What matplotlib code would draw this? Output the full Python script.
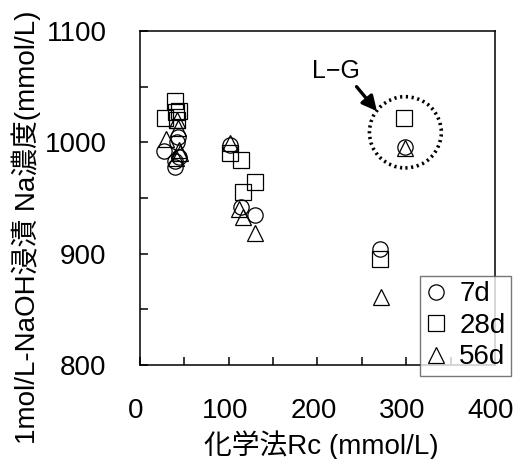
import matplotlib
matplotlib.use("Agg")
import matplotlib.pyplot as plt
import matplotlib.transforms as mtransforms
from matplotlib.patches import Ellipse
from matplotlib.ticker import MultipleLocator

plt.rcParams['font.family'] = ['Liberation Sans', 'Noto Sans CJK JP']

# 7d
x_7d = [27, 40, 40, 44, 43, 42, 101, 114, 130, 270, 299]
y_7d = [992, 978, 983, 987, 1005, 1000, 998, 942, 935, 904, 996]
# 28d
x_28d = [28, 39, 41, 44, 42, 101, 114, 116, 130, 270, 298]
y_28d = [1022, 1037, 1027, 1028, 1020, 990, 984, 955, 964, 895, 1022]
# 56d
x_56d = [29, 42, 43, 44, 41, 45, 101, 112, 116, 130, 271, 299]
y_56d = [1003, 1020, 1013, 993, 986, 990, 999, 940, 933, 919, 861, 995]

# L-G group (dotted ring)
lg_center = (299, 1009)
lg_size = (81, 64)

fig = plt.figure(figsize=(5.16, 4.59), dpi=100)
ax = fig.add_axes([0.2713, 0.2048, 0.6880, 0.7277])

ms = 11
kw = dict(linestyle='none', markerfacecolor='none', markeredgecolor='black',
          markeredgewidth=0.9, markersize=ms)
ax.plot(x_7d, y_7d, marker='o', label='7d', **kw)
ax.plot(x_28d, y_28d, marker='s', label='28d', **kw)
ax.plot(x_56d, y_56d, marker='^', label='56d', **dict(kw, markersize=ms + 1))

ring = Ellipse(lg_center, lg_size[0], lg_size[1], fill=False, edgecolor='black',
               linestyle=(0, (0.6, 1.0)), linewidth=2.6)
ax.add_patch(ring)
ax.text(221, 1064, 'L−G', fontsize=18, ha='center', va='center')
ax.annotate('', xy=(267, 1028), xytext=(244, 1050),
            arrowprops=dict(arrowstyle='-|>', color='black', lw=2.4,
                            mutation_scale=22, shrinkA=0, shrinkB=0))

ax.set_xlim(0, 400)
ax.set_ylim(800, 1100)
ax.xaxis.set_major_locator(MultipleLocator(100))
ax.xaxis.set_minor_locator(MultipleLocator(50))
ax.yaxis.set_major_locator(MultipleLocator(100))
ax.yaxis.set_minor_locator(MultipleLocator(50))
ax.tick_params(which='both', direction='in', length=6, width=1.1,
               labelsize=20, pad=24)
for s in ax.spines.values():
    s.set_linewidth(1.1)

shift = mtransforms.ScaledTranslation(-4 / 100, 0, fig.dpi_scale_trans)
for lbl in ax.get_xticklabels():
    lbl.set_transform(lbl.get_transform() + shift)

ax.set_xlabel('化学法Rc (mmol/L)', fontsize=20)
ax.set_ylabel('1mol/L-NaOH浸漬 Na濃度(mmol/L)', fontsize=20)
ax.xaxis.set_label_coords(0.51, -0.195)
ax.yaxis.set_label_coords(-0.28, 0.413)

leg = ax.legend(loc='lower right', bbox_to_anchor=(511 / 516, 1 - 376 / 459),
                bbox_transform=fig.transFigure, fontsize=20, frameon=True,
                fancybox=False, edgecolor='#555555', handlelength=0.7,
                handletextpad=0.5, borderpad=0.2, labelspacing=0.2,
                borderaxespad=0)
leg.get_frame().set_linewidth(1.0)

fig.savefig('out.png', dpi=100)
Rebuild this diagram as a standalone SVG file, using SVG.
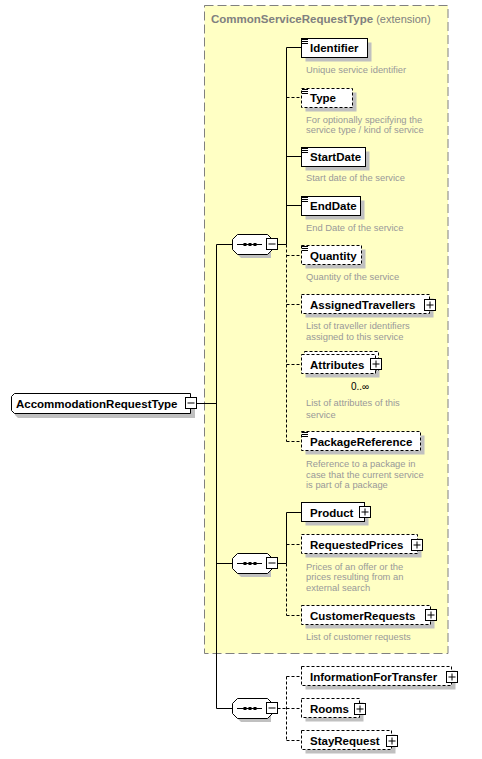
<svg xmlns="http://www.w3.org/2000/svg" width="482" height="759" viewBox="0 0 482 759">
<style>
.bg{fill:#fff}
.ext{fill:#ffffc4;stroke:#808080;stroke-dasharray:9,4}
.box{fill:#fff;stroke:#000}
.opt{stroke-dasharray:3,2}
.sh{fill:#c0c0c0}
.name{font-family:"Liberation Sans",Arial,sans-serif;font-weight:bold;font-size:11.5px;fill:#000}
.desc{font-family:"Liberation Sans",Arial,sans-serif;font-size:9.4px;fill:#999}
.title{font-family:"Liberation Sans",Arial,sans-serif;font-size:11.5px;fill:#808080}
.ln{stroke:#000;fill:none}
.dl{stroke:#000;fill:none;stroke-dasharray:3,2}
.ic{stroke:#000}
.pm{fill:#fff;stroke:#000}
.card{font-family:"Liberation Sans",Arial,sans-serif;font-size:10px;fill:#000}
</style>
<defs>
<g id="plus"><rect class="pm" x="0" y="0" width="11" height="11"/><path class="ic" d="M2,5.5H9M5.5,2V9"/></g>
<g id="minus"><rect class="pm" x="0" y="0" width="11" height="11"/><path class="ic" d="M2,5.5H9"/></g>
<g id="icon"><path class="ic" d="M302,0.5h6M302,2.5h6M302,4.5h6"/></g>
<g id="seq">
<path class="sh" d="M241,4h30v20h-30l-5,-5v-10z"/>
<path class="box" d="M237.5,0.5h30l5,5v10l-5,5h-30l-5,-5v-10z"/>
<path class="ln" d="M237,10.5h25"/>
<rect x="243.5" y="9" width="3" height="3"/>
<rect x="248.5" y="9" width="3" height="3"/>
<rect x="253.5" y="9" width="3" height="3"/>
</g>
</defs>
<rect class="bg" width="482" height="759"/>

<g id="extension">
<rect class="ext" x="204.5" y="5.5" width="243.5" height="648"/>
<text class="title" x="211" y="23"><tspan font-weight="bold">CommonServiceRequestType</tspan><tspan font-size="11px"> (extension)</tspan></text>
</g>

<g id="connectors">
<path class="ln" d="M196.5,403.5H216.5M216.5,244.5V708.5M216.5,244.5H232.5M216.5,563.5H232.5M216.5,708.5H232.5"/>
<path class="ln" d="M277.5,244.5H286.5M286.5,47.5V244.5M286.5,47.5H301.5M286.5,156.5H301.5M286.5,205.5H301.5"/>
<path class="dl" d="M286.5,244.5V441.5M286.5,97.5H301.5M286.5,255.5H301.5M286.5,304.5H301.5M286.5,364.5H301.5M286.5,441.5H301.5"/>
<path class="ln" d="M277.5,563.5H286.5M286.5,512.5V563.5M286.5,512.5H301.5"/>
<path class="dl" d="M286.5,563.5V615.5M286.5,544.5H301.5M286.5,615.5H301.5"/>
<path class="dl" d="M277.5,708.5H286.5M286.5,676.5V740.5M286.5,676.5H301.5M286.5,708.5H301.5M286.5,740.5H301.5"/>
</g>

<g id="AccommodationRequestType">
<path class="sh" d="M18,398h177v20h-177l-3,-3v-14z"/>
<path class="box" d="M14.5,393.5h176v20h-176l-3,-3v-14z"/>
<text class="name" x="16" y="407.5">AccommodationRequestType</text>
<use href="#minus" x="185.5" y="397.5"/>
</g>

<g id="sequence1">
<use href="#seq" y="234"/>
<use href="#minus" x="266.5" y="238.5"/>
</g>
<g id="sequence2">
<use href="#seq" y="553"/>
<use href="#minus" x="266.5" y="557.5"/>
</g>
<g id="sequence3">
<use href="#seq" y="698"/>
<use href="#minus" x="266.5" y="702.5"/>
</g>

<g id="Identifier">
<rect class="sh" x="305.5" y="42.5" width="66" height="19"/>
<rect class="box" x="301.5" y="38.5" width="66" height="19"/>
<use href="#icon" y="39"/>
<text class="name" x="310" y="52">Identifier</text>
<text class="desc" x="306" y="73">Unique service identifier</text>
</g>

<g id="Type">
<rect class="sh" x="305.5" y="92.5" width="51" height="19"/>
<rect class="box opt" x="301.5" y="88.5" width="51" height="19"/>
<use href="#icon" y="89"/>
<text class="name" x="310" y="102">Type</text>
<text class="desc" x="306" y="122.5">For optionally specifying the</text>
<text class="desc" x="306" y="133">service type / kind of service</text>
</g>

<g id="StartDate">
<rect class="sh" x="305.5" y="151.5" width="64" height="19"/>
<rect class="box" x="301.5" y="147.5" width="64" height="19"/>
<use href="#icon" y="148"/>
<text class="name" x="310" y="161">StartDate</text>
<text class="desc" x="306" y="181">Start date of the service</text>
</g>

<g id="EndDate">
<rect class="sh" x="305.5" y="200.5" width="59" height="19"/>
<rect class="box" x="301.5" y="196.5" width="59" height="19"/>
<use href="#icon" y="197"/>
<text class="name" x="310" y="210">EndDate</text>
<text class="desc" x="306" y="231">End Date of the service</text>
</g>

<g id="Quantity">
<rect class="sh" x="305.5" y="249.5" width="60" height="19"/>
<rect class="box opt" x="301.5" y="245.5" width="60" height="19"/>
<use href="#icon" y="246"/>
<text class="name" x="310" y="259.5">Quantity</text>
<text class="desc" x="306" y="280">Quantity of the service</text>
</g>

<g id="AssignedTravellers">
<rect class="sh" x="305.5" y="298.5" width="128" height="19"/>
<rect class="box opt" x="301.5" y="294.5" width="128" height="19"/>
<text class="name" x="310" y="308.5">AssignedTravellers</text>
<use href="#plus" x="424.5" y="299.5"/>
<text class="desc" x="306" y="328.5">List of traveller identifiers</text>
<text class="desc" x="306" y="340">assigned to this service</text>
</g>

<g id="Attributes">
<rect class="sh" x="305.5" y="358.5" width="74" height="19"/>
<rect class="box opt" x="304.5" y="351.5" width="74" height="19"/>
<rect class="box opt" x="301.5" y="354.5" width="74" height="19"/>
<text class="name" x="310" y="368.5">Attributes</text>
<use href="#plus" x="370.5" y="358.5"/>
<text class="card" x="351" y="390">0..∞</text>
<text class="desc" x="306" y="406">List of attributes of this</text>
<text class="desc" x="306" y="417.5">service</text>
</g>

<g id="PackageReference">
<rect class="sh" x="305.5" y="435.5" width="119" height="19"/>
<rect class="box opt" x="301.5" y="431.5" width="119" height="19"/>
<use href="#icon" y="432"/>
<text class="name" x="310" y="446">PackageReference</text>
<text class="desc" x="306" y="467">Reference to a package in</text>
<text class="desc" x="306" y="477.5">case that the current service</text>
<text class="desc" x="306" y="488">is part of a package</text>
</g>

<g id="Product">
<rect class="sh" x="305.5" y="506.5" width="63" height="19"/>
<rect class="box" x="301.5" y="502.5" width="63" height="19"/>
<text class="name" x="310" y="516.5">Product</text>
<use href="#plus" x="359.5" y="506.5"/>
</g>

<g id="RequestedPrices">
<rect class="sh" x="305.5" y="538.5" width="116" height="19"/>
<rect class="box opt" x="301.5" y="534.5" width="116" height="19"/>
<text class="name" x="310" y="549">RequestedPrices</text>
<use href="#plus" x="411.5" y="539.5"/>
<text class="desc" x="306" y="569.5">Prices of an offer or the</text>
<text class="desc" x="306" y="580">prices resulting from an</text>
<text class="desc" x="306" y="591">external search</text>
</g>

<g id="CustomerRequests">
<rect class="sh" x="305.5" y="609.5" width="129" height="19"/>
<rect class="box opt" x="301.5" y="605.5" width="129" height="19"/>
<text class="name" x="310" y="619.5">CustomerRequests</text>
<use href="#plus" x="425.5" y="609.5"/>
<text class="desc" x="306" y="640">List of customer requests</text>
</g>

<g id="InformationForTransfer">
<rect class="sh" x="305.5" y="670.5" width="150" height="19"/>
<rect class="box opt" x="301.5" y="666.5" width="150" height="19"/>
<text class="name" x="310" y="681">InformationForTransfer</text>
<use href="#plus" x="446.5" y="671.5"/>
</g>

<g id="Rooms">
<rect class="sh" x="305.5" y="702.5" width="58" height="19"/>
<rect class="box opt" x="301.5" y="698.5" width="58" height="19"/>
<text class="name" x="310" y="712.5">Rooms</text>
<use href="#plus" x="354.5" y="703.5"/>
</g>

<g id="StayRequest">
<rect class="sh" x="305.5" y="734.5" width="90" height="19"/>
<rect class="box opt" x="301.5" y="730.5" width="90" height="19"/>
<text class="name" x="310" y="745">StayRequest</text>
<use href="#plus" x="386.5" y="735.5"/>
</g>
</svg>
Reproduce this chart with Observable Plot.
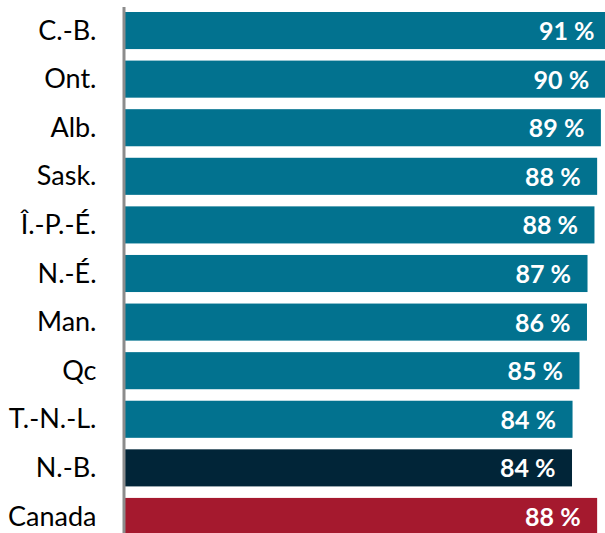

····················

Exactly reproduce the run of lines from the start of the listing through the line with "ax = fig.add_axes([0.2713, 0.2048, 0.6880, 0.7277])", inclusive; pictures are not copied.

## Expected answer
What matplotlib code would draw this? Output the full Python script.
import matplotlib
matplotlib.use("Agg")
import matplotlib.pyplot as plt
import matplotlib.transforms as mtransforms
from matplotlib.patches import Ellipse
from matplotlib.ticker import MultipleLocator

plt.rcParams['font.family'] = ['Liberation Sans', 'Noto Sans CJK JP']

# 7d
x_7d = [27, 40, 40, 44, 43, 42, 101, 114, 130, 270, 299]
y_7d = [992, 978, 983, 987, 1005, 1000, 998, 942, 935, 904, 996]
# 28d
x_28d = [28, 39, 41, 44, 42, 101, 114, 116, 130, 270, 298]
y_28d = [1022, 1037, 1027, 1028, 1020, 990, 984, 955, 964, 895, 1022]
# 56d
x_56d = [29, 42, 43, 44, 41, 45, 101, 112, 116, 130, 271, 299]
y_56d = [1003, 1020, 1013, 993, 986, 990, 999, 940, 933, 919, 861, 995]

# L-G group (dotted ring)
lg_center = (299, 1009)
lg_size = (81, 64)

fig = plt.figure(figsize=(5.16, 4.59), dpi=100)
ax = fig.add_axes([0.2713, 0.2048, 0.6880, 0.7277])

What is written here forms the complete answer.